Begin with the first line below and retype each line exactly through the line containing "['0', '0.2', '0.4', '0.6', '0.8', '1.0', '1.2', '1.4'];". Any pictures are to be left out.

'''

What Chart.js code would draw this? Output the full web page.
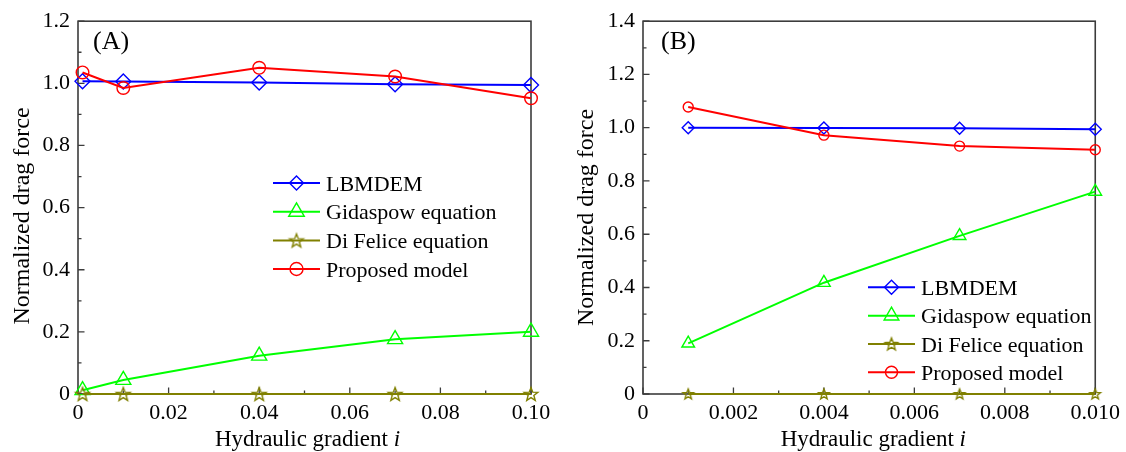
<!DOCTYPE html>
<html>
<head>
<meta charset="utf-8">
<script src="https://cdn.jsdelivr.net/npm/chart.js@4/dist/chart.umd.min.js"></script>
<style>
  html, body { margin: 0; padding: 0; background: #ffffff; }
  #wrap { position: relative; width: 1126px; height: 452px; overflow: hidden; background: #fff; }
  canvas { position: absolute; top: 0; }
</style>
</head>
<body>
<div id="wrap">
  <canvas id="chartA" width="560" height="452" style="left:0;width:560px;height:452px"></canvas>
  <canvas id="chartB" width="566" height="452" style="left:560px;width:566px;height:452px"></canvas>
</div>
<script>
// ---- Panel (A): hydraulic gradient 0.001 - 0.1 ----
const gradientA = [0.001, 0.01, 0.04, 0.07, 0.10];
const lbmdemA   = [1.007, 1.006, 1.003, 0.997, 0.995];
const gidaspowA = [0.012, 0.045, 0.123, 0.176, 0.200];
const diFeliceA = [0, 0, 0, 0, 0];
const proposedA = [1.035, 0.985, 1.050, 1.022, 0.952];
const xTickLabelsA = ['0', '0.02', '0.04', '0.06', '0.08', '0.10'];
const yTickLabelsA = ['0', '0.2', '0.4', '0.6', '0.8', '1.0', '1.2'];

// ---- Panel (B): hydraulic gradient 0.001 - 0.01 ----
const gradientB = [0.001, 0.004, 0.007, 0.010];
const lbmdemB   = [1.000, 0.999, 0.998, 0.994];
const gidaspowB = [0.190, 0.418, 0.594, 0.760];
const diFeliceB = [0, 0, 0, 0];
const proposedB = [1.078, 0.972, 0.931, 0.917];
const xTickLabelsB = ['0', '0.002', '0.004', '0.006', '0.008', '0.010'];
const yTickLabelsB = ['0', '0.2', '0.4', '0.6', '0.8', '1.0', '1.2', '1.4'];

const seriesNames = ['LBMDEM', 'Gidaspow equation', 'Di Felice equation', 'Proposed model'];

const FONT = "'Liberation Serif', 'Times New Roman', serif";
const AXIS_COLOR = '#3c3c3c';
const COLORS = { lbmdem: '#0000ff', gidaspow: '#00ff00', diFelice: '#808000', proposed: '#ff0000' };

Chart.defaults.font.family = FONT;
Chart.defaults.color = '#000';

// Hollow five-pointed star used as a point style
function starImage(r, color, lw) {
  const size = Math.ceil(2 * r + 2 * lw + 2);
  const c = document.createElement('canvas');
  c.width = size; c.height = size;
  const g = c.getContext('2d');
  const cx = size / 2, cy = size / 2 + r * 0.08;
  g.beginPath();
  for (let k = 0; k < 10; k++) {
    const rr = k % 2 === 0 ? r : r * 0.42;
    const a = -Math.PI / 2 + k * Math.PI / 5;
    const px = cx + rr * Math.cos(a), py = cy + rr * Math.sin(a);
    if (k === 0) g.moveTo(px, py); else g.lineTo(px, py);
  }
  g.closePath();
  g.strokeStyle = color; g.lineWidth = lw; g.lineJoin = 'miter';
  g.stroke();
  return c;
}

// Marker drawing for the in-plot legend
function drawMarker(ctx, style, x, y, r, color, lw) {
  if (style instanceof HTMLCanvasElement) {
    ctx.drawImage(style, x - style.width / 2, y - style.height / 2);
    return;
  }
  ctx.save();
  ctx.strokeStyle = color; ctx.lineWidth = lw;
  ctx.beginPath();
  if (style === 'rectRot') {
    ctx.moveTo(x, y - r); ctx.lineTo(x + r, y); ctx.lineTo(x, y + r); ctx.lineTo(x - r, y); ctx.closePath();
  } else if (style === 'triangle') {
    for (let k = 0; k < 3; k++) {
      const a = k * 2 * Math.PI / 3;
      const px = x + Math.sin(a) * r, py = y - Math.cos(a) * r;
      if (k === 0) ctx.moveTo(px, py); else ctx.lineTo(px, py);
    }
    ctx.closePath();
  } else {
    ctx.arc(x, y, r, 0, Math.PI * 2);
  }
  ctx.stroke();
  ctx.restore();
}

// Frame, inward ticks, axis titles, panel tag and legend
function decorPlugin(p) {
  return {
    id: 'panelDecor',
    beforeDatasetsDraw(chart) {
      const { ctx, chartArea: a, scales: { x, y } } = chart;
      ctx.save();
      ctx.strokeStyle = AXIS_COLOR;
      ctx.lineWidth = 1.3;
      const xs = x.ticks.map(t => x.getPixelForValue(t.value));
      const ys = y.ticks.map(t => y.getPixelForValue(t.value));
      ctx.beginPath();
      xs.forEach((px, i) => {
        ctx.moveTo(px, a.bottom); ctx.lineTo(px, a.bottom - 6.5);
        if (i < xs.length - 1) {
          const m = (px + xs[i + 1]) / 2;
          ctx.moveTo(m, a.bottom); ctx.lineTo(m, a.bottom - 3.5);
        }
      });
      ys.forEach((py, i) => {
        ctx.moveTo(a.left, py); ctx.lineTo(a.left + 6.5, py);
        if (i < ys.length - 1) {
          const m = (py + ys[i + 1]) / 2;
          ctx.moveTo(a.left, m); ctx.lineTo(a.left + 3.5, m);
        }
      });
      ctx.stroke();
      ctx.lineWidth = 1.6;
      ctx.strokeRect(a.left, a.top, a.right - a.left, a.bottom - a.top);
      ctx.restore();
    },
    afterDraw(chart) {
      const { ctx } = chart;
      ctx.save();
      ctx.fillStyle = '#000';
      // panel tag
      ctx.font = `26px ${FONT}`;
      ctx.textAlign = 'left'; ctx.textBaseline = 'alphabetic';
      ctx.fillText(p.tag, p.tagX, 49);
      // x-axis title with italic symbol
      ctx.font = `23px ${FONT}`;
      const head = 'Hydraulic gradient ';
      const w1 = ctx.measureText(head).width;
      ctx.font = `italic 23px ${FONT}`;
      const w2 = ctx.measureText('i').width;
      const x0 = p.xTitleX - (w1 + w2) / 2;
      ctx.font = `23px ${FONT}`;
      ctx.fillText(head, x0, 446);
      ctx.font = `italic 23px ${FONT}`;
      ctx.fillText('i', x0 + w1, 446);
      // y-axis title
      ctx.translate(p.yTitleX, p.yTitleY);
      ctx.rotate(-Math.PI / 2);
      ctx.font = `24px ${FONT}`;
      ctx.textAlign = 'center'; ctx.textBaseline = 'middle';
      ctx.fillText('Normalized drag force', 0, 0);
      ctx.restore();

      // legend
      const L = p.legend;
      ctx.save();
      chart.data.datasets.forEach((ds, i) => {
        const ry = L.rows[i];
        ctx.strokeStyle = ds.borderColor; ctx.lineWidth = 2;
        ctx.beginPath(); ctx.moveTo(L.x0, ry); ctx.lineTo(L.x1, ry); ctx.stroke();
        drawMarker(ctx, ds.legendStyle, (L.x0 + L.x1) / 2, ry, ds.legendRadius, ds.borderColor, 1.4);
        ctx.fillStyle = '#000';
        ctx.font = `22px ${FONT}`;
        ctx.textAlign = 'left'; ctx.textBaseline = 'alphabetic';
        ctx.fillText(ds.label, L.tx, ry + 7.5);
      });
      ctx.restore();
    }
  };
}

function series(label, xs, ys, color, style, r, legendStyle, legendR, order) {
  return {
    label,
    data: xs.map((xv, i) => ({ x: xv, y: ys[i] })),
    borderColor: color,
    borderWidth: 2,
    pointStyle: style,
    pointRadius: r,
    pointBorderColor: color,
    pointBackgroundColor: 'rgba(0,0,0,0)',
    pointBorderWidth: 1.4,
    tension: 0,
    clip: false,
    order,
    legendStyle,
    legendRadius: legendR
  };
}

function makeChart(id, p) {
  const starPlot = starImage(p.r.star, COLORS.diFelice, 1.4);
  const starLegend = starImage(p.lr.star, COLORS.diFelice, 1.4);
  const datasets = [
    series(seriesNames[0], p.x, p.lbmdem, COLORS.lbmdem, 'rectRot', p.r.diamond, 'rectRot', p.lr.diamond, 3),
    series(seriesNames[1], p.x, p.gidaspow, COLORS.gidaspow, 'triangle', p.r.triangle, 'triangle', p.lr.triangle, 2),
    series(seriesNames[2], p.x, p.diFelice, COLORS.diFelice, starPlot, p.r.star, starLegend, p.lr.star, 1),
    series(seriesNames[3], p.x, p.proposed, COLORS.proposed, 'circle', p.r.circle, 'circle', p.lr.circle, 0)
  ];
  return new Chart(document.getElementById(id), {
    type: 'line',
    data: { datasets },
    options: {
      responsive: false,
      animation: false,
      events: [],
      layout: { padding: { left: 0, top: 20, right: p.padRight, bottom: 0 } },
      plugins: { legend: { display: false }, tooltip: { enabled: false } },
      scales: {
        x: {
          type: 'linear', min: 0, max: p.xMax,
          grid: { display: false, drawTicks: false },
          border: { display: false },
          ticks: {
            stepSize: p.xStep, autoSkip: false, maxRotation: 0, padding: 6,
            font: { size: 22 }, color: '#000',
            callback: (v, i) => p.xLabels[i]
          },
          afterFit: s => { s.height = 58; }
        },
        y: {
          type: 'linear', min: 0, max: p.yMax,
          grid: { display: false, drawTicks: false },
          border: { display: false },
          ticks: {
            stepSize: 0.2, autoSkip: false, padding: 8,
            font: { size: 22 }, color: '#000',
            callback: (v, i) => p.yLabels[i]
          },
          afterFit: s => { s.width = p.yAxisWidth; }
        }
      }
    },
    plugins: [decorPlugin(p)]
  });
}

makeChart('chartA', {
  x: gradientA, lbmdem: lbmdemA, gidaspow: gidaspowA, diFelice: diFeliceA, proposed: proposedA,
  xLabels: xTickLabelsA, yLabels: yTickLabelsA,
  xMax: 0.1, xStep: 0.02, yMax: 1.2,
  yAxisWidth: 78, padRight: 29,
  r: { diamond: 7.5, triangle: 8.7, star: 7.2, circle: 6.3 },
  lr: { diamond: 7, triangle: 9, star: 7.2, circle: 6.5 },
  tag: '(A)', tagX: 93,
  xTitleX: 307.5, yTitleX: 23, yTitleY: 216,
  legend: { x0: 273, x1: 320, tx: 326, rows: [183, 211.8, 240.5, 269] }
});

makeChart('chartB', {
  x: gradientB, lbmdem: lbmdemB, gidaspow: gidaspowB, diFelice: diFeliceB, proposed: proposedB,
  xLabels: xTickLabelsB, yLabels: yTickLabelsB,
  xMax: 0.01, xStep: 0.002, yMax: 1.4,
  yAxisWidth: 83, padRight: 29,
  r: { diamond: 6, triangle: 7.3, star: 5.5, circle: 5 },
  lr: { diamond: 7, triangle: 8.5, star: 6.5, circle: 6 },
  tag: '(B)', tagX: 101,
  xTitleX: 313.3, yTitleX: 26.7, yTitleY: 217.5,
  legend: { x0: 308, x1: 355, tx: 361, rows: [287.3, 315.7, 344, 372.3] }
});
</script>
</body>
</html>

'''

Correct response ::
What Chart.js code would draw this? Output the full web page.
<!DOCTYPE html>
<html>
<head>
<meta charset="utf-8">
<script src="https://cdn.jsdelivr.net/npm/chart.js@4/dist/chart.umd.min.js"></script>
<style>
  html, body { margin: 0; padding: 0; background: #ffffff; }
  #wrap { position: relative; width: 1126px; height: 452px; overflow: hidden; background: #fff; }
  canvas { position: absolute; top: 0; }
</style>
</head>
<body>
<div id="wrap">
  <canvas id="chartA" width="560" height="452" style="left:0;width:560px;height:452px"></canvas>
  <canvas id="chartB" width="566" height="452" style="left:560px;width:566px;height:452px"></canvas>
</div>
<script>
// ---- Panel (A): hydraulic gradient 0.001 - 0.1 ----
const gradientA = [0.001, 0.01, 0.04, 0.07, 0.10];
const lbmdemA   = [1.007, 1.006, 1.003, 0.997, 0.995];
const gidaspowA = [0.012, 0.045, 0.123, 0.176, 0.200];
const diFeliceA = [0, 0, 0, 0, 0];
const proposedA = [1.035, 0.985, 1.050, 1.022, 0.952];
const xTickLabelsA = ['0', '0.02', '0.04', '0.06', '0.08', '0.10'];
const yTickLabelsA = ['0', '0.2', '0.4', '0.6', '0.8', '1.0', '1.2'];

// ---- Panel (B): hydraulic gradient 0.001 - 0.01 ----
const gradientB = [0.001, 0.004, 0.007, 0.010];
const lbmdemB   = [1.000, 0.999, 0.998, 0.994];
const gidaspowB = [0.190, 0.418, 0.594, 0.760];
const diFeliceB = [0, 0, 0, 0];
const proposedB = [1.078, 0.972, 0.931, 0.917];
const xTickLabelsB = ['0', '0.002', '0.004', '0.006', '0.008', '0.010'];
const yTickLabelsB = ['0', '0.2', '0.4', '0.6', '0.8', '1.0', '1.2', '1.4'];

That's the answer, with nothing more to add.